If you want to be successful, be friends with boredom. Don’t let the herd of consumer mindset average people have break your determination. You will still win in the end and when they chase the next dopamine hit and never accomplish anything substantial, you will reach the top of the mountain and be the person they wish they could be.
If you can be content with boredom, you have won the battle. The average person cannot sit still for more than five minutes without having an anxiety attack that they have to distract themselves from.
If you find yourself in the consumer “excitement culture” type of mindset, then it’s time to start playing mind games with yourself and shifting your way of thinking so that you view the “boring” things as exciting and train yourself to be a producer. Be excited to sit in silence for hours and work on that project. Be excited to go to the gym and cook that healthy meal and enjoy going to bed early. Instead of thinking you’re missing out by not going out and drinking, be excited that you have the discipline to say no because you care about your money and your goals and your health.
No mature person will look down on you for being “boring” and focusing on your goals and on what is important to you.

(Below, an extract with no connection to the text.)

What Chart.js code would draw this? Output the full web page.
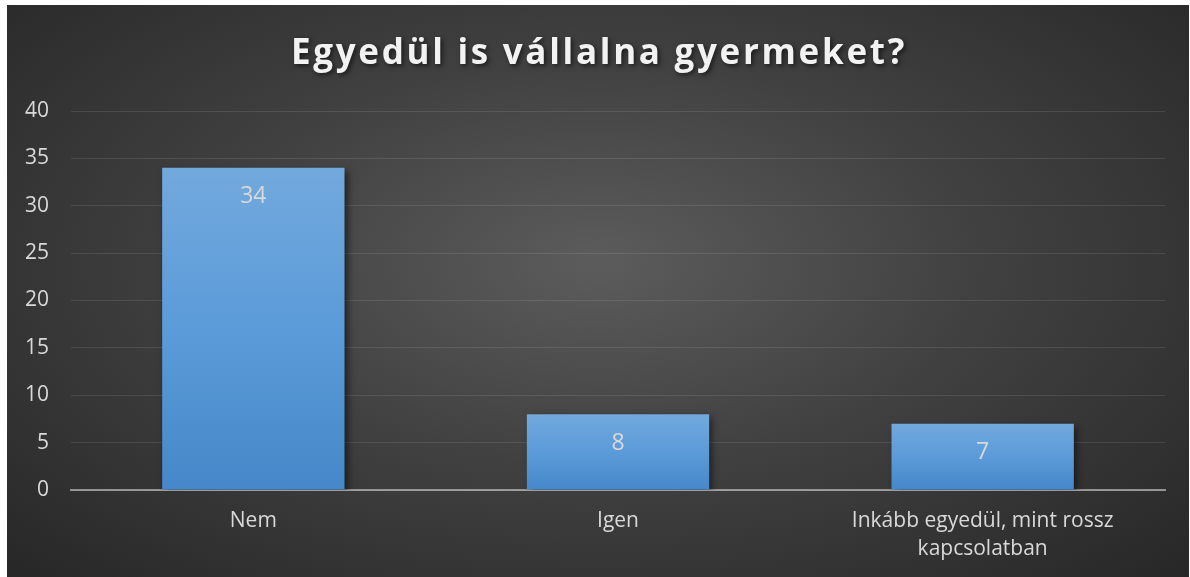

When you stay in when your friends go out so you can work on that art project and you wake up with a painting that you can be proud of because you stayed in and were “boring” and your peers wake up and have nothing but hangovers and less money in their bank accounts or even worse, who do you think is winning?
You have to leave the consumer mindset and be friends with boring if you want to be successful. Treat yourself to some consumer excitement once you have hit a milestone or accomplished the mission. In the meantime, be boring; you have work to do.